**Short exercise:**
Copy each line of the data below exactly, leaving out pictures.
○ ○ ○ ○
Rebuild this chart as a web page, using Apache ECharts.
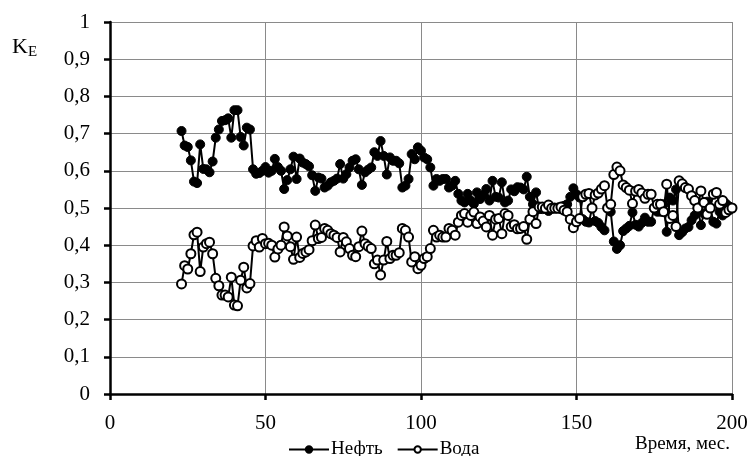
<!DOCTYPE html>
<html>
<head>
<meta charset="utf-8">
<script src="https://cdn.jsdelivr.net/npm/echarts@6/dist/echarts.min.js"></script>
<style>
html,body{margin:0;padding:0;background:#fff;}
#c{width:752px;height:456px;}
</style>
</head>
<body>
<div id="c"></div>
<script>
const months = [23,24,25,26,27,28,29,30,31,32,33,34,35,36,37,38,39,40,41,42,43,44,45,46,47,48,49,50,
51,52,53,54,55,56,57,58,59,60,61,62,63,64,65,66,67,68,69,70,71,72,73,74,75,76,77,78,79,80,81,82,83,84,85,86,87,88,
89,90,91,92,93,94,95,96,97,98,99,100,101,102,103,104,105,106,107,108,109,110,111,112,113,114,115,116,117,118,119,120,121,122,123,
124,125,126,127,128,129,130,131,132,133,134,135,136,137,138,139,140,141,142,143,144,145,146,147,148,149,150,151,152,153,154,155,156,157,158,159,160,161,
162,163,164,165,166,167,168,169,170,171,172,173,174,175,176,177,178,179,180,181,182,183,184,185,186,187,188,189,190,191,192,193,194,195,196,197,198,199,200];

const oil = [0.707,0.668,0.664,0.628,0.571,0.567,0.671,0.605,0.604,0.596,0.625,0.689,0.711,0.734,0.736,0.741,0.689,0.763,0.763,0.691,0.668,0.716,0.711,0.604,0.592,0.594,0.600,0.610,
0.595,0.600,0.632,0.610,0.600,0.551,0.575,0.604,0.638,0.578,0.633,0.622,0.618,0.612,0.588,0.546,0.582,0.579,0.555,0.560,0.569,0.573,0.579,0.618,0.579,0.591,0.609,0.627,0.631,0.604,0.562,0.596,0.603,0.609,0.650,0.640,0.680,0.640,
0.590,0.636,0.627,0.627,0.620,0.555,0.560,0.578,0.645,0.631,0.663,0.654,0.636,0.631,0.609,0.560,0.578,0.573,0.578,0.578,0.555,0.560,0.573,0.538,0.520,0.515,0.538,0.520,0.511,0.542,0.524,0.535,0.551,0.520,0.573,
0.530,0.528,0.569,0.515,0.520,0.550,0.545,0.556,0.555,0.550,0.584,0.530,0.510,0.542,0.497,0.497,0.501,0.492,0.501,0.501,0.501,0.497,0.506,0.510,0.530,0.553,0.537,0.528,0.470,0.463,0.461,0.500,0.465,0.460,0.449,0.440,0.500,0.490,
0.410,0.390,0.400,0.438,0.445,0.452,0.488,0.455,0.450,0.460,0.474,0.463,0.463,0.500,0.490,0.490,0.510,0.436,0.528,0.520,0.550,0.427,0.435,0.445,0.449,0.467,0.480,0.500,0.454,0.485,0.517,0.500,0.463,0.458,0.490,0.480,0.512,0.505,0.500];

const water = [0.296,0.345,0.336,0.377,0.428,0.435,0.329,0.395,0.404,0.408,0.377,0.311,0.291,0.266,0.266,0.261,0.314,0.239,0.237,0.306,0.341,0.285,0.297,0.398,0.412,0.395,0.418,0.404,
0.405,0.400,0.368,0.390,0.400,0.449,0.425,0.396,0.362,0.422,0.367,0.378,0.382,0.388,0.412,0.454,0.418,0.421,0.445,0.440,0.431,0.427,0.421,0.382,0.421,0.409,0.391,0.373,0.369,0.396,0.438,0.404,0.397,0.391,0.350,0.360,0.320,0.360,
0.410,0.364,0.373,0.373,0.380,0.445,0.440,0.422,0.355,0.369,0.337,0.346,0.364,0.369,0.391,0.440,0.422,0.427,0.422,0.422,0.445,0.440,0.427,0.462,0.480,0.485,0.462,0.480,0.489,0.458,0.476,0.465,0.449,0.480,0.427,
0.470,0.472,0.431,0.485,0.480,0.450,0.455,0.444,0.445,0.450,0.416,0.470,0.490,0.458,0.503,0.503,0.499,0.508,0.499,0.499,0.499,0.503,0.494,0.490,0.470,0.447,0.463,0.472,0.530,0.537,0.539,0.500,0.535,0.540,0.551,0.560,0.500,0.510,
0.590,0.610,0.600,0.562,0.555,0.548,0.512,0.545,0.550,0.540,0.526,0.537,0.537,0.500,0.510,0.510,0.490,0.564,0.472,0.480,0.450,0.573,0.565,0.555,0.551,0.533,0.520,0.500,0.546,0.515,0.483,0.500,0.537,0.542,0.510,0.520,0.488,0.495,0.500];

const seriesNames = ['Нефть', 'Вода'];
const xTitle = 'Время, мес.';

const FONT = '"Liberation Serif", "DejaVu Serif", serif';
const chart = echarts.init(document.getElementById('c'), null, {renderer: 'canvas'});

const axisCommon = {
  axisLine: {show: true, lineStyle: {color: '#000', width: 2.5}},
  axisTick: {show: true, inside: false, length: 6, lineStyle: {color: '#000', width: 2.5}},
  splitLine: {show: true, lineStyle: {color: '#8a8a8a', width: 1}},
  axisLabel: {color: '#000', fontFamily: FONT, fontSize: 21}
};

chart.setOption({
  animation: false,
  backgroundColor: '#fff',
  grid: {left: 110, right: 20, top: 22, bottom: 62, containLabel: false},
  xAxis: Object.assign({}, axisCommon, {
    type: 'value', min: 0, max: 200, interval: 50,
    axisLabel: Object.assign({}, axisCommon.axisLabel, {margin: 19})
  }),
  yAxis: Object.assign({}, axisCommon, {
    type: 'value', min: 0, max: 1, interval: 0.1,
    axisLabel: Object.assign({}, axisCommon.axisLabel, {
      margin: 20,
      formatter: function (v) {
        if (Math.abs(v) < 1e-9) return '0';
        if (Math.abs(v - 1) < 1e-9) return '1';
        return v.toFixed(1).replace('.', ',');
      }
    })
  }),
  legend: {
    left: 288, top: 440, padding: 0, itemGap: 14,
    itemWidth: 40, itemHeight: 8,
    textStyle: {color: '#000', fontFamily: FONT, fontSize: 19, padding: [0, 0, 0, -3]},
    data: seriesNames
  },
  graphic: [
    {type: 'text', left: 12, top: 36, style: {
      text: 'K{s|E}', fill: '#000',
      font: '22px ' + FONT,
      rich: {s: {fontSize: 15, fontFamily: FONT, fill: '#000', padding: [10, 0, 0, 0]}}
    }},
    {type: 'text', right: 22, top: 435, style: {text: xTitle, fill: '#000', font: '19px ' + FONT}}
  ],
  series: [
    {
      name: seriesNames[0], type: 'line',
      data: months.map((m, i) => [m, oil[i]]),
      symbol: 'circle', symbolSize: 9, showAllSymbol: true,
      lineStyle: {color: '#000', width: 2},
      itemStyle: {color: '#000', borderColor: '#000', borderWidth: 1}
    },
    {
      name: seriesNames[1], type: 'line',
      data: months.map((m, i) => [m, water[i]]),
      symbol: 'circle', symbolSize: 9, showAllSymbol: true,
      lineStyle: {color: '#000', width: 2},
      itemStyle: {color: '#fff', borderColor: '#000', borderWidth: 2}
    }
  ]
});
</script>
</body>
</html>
○ ○ ○ ○
**Completed task:**
Rebuild this chart as a web page, using Apache ECharts.
<!DOCTYPE html>
<html>
<head>
<meta charset="utf-8">
<script src="https://cdn.jsdelivr.net/npm/echarts@6/dist/echarts.min.js"></script>
<style>
html,body{margin:0;padding:0;background:#fff;}
#c{width:752px;height:456px;}
</style>
</head>
<body>
<div id="c"></div>
<script>
const months = [23,24,25,26,27,28,29,30,31,32,33,34,35,36,37,38,39,40,41,42,43,44,45,46,47,48,49,50,
51,52,53,54,55,56,57,58,59,60,61,62,63,64,65,66,67,68,69,70,71,72,73,74,75,76,77,78,79,80,81,82,83,84,85,86,87,88,
89,90,91,92,93,94,95,96,97,98,99,100,101,102,103,104,105,106,107,108,109,110,111,112,113,114,115,116,117,118,119,120,121,122,123,
124,125,126,127,128,129,130,131,132,133,134,135,136,137,138,139,140,141,142,143,144,145,146,147,148,149,150,151,152,153,154,155,156,157,158,159,160,161,
162,163,164,165,166,167,168,169,170,171,172,173,174,175,176,177,178,179,180,181,182,183,184,185,186,187,188,189,190,191,192,193,194,195,196,197,198,199,200];

const oil = [0.707,0.668,0.664,0.628,0.571,0.567,0.671,0.605,0.604,0.596,0.625,0.689,0.711,0.734,0.736,0.741,0.689,0.763,0.763,0.691,0.668,0.716,0.711,0.604,0.592,0.594,0.600,0.610,
0.595,0.600,0.632,0.610,0.600,0.551,0.575,0.604,0.638,0.578,0.633,0.622,0.618,0.612,0.588,0.546,0.582,0.579,0.555,0.560,0.569,0.573,0.579,0.618,0.579,0.591,0.609,0.627,0.631,0.604,0.562,0.596,0.603,0.609,0.650,0.640,0.680,0.640,
0.590,0.636,0.627,0.627,0.620,0.555,0.560,0.578,0.645,0.631,0.663,0.654,0.636,0.631,0.609,0.560,0.578,0.573,0.578,0.578,0.555,0.560,0.573,0.538,0.520,0.515,0.538,0.520,0.511,0.542,0.524,0.535,0.551,0.520,0.573,
0.530,0.528,0.569,0.515,0.520,0.550,0.545,0.556,0.555,0.550,0.584,0.530,0.510,0.542,0.497,0.497,0.501,0.492,0.501,0.501,0.501,0.497,0.506,0.510,0.530,0.553,0.537,0.528,0.470,0.463,0.461,0.500,0.465,0.460,0.449,0.440,0.500,0.490,
0.410,0.390,0.400,0.438,0.445,0.452,0.488,0.455,0.450,0.460,0.474,0.463,0.463,0.500,0.490,0.490,0.510,0.436,0.528,0.520,0.550,0.427,0.435,0.445,0.449,0.467,0.480,0.500,0.454,0.485,0.517,0.500,0.463,0.458,0.490,0.480,0.512,0.505,0.500];

const water = [0.296,0.345,0.336,0.377,0.428,0.435,0.329,0.395,0.404,0.408,0.377,0.311,0.291,0.266,0.266,0.261,0.314,0.239,0.237,0.306,0.341,0.285,0.297,0.398,0.412,0.395,0.418,0.404,
0.405,0.400,0.368,0.390,0.400,0.449,0.425,0.396,0.362,0.422,0.367,0.378,0.382,0.388,0.412,0.454,0.418,0.421,0.445,0.440,0.431,0.427,0.421,0.382,0.421,0.409,0.391,0.373,0.369,0.396,0.438,0.404,0.397,0.391,0.350,0.360,0.320,0.360,
0.410,0.364,0.373,0.373,0.380,0.445,0.440,0.422,0.355,0.369,0.337,0.346,0.364,0.369,0.391,0.440,0.422,0.427,0.422,0.422,0.445,0.440,0.427,0.462,0.480,0.485,0.462,0.480,0.489,0.458,0.476,0.465,0.449,0.480,0.427,
0.470,0.472,0.431,0.485,0.480,0.450,0.455,0.444,0.445,0.450,0.416,0.470,0.490,0.458,0.503,0.503,0.499,0.508,0.499,0.499,0.499,0.503,0.494,0.490,0.470,0.447,0.463,0.472,0.530,0.537,0.539,0.500,0.535,0.540,0.551,0.560,0.500,0.510,
0.590,0.610,0.600,0.562,0.555,0.548,0.512,0.545,0.550,0.540,0.526,0.537,0.537,0.500,0.510,0.510,0.490,0.564,0.472,0.480,0.450,0.573,0.565,0.555,0.551,0.533,0.520,0.500,0.546,0.515,0.483,0.500,0.537,0.542,0.510,0.520,0.488,0.495,0.500];

const seriesNames = ['Нефть', 'Вода'];
const xTitle = 'Время, мес.';

const FONT = '"Liberation Serif", "DejaVu Serif", serif';
const chart = echarts.init(document.getElementById('c'), null, {renderer: 'canvas'});

const axisCommon = {
  axisLine: {show: true, lineStyle: {color: '#000', width: 2.5}},
  axisTick: {show: true, inside: false, length: 6, lineStyle: {color: '#000', width: 2.5}},
  splitLine: {show: true, lineStyle: {color: '#8a8a8a', width: 1}},
  axisLabel: {color: '#000', fontFamily: FONT, fontSize: 21}
};

chart.setOption({
  animation: false,
  backgroundColor: '#fff',
  grid: {left: 110, right: 20, top: 22, bottom: 62, containLabel: false},
  xAxis: Object.assign({}, axisCommon, {
    type: 'value', min: 0, max: 200, interval: 50,
    axisLabel: Object.assign({}, axisCommon.axisLabel, {margin: 19})
  }),
  yAxis: Object.assign({}, axisCommon, {
    type: 'value', min: 0, max: 1, interval: 0.1,
    axisLabel: Object.assign({}, axisCommon.axisLabel, {
      margin: 20,
      formatter: function (v) {
        if (Math.abs(v) < 1e-9) return '0';
        if (Math.abs(v - 1) < 1e-9) return '1';
        return v.toFixed(1).replace('.', ',');
      }
    })
  }),
  legend: {
    left: 288, top: 440, padding: 0, itemGap: 14,
    itemWidth: 40, itemHeight: 8,
    textStyle: {color: '#000', fontFamily: FONT, fontSize: 19, padding: [0, 0, 0, -3]},
    data: seriesNames
  },
  graphic: [
    {type: 'text', left: 12, top: 36, style: {
      text: 'K{s|E}', fill: '#000',
      font: '22px ' + FONT,
      rich: {s: {fontSize: 15, fontFamily: FONT, fill: '#000', padding: [10, 0, 0, 0]}}
    }},
    {type: 'text', right: 22, top: 435, style: {text: xTitle, fill: '#000', font: '19px ' + FONT}}
  ],
  series: [
    {
      name: seriesNames[0], type: 'line',
      data: months.map((m, i) => [m, oil[i]]),
      symbol: 'circle', symbolSize: 9, showAllSymbol: true,
      lineStyle: {color: '#000', width: 2},
      itemStyle: {color: '#000', borderColor: '#000', borderWidth: 1}
    },
    {
      name: seriesNames[1], type: 'line',
      data: months.map((m, i) => [m, water[i]]),
      symbol: 'circle', symbolSize: 9, showAllSymbol: true,
      lineStyle: {color: '#000', width: 2},
      itemStyle: {color: '#fff', borderColor: '#000', borderWidth: 2}
    }
  ]
});
</script>
</body>
</html>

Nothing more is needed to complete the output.